● **DATA SHOWN**
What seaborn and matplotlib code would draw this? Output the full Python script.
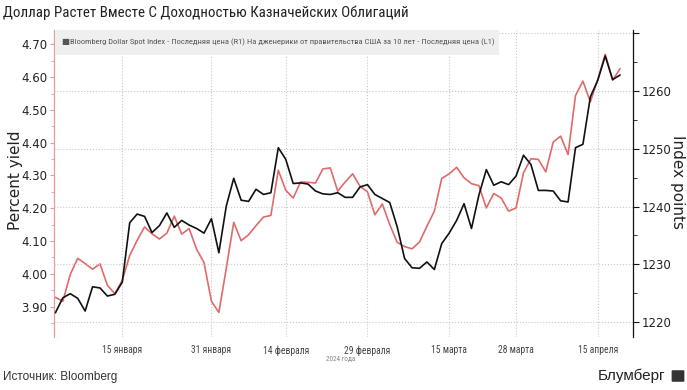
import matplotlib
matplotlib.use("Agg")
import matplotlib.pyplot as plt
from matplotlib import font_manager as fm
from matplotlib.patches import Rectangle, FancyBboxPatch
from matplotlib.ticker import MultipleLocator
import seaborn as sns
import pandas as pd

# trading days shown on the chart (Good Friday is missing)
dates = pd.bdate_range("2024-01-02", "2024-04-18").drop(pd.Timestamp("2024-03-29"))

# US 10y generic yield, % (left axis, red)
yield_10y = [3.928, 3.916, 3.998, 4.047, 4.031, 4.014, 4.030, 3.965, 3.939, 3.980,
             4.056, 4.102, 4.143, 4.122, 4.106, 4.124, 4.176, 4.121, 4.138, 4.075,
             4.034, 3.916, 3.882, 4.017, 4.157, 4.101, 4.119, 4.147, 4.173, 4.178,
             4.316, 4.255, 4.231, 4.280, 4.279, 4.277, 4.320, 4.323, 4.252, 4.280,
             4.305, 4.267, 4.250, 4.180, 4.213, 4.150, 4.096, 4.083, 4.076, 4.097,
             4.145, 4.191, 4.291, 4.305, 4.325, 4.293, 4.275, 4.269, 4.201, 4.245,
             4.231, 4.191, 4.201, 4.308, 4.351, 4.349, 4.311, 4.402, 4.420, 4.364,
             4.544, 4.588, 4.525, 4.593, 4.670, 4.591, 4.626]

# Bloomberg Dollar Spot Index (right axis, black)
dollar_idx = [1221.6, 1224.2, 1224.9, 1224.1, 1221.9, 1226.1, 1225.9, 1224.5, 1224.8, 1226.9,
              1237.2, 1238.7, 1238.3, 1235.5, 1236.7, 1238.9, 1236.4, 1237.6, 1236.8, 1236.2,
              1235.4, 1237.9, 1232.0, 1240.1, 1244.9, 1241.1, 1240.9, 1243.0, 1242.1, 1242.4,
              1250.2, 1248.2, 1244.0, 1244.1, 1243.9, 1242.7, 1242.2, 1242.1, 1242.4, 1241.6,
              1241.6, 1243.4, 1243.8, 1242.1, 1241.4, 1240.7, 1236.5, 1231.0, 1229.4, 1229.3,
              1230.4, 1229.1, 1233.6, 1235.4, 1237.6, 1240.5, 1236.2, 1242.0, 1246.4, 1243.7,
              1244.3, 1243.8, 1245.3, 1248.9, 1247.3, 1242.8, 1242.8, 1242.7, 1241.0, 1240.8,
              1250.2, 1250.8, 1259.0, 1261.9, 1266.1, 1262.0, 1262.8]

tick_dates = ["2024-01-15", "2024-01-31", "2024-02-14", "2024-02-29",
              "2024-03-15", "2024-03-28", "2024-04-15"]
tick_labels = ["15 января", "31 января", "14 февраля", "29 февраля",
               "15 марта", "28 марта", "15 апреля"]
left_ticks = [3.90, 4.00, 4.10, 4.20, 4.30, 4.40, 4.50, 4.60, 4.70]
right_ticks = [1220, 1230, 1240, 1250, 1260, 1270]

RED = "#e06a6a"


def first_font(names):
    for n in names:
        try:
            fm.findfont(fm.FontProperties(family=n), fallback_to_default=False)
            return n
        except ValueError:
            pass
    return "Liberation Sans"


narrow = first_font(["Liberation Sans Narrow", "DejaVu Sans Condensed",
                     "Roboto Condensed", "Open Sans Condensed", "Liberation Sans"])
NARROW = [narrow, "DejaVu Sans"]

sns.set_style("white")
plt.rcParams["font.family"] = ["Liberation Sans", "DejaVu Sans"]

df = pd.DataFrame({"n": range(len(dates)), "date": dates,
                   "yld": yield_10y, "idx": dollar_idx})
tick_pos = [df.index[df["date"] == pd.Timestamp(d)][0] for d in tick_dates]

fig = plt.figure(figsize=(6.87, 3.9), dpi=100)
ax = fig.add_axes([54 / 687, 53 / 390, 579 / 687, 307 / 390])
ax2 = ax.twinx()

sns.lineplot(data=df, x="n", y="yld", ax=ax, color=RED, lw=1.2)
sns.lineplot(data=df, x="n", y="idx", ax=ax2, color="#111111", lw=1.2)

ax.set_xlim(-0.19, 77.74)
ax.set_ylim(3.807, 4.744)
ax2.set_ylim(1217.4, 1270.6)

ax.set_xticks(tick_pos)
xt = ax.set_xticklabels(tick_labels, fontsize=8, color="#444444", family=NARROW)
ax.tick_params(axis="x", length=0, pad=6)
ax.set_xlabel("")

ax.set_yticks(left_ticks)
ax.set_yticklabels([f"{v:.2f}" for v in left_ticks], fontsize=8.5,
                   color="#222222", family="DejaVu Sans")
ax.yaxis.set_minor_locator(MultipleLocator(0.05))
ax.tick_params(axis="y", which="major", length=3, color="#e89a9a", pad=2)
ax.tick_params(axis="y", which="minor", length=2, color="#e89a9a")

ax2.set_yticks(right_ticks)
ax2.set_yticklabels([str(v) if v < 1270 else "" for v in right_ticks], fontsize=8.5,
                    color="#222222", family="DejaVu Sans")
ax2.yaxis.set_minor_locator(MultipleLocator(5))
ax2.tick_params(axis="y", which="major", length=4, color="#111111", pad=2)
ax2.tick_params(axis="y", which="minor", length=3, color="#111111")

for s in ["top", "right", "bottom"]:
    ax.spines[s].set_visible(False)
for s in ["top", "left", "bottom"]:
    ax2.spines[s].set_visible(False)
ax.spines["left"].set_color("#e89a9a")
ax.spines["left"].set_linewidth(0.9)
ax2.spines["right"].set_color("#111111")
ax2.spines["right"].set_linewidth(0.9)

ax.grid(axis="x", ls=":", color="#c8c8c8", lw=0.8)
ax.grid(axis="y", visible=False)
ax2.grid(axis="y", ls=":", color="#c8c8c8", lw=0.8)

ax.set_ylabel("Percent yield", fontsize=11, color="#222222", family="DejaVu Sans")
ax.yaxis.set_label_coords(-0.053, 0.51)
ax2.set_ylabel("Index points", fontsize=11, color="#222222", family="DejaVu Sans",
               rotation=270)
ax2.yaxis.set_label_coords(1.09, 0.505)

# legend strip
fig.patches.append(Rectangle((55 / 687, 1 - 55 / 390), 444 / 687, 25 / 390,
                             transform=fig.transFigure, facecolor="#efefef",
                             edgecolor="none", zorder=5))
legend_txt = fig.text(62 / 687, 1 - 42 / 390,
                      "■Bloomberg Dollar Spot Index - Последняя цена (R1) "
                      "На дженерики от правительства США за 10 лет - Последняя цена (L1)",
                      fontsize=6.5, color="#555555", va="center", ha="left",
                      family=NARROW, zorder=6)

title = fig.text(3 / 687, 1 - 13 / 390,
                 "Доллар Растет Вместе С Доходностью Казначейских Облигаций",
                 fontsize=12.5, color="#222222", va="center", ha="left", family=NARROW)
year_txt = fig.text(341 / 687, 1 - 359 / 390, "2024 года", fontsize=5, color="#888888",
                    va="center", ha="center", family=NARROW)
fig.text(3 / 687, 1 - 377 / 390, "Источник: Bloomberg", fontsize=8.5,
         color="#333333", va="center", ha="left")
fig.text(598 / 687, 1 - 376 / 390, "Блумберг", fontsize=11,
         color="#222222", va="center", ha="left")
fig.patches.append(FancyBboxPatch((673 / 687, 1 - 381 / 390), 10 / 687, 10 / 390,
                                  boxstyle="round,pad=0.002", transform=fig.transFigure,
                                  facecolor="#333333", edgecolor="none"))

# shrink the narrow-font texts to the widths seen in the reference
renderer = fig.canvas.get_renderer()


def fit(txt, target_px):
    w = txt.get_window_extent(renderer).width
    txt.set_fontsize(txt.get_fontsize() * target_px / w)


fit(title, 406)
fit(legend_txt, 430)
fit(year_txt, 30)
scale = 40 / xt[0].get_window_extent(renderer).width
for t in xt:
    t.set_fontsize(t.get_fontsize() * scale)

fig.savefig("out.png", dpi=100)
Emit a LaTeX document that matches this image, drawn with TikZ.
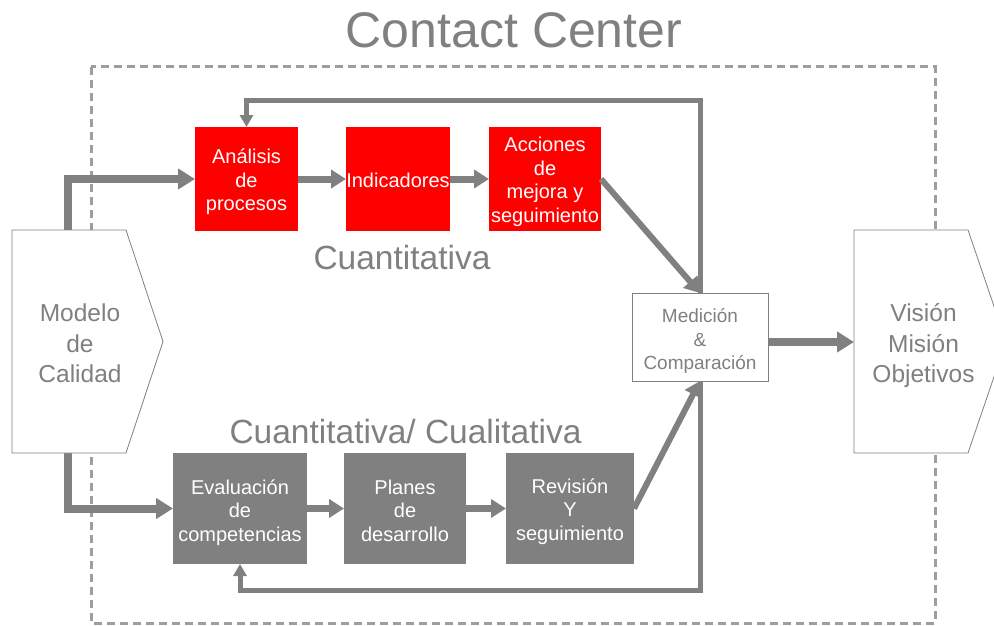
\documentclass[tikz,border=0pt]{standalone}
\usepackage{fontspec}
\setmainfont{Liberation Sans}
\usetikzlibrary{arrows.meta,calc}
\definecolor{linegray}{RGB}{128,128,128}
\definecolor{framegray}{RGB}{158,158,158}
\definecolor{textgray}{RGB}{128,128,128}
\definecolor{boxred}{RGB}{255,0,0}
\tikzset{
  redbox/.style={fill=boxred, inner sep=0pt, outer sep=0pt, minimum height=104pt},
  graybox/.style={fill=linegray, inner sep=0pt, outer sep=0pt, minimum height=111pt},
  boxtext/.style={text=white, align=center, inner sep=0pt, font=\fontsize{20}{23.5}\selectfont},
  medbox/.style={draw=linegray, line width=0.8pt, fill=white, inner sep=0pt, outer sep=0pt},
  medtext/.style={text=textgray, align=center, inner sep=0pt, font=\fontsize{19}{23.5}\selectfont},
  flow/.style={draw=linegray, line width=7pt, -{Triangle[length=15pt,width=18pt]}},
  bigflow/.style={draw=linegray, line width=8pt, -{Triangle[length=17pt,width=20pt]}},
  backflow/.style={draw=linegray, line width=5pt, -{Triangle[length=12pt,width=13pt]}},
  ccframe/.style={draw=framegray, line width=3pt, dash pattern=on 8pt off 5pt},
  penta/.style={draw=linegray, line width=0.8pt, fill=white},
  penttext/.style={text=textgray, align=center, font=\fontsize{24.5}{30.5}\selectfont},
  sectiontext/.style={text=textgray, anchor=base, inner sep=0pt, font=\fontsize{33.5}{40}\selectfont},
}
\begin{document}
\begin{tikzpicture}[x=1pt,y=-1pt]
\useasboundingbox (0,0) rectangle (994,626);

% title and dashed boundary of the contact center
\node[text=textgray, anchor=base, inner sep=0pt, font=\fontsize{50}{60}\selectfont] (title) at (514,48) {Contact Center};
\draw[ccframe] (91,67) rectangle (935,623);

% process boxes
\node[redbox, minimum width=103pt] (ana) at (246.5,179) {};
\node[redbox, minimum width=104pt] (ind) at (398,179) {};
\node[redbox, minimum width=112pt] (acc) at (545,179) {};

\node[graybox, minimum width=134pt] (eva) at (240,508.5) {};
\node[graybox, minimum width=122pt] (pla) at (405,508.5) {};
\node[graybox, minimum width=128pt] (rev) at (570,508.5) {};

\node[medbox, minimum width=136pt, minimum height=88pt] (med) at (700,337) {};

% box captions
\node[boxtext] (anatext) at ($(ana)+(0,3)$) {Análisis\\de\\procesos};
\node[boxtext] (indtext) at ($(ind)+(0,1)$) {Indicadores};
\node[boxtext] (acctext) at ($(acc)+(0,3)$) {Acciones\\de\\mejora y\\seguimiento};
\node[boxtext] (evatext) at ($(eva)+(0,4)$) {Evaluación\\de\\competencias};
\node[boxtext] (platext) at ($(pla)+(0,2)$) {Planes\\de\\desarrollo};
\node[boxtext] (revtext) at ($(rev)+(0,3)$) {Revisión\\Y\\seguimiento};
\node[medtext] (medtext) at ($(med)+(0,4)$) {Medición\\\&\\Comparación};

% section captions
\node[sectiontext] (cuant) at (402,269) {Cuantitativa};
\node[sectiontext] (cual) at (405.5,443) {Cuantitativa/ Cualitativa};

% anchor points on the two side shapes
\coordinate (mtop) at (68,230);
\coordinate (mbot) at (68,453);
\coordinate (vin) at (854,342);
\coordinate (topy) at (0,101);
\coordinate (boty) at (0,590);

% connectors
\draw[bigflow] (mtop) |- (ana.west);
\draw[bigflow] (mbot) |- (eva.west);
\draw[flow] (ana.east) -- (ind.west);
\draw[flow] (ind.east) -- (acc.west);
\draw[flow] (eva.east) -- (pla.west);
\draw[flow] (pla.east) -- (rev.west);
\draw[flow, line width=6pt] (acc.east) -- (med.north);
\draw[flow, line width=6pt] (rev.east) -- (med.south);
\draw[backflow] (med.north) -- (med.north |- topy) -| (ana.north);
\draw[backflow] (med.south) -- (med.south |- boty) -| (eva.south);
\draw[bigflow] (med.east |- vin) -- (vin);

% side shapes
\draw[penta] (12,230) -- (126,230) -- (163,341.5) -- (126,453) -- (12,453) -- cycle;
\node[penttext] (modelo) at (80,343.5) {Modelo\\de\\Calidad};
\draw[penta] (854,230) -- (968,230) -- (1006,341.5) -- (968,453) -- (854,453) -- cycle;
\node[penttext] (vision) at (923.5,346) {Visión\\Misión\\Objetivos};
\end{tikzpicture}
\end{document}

● **GOAL OF THE EXERCISE**
Pull every line containing the word "matplotlib" out of the material.

● **EXERCISE SOLUTION**
What seaborn and matplotlib code would draw this? Output the full Python script.
import matplotlib
matplotlib.use("Agg")
import matplotlib.pyplot as plt
from matplotlib import font_manager as fm
from matplotlib.patches import Rectangle, FancyBboxPatch
from matplotlib.ticker import MultipleLocator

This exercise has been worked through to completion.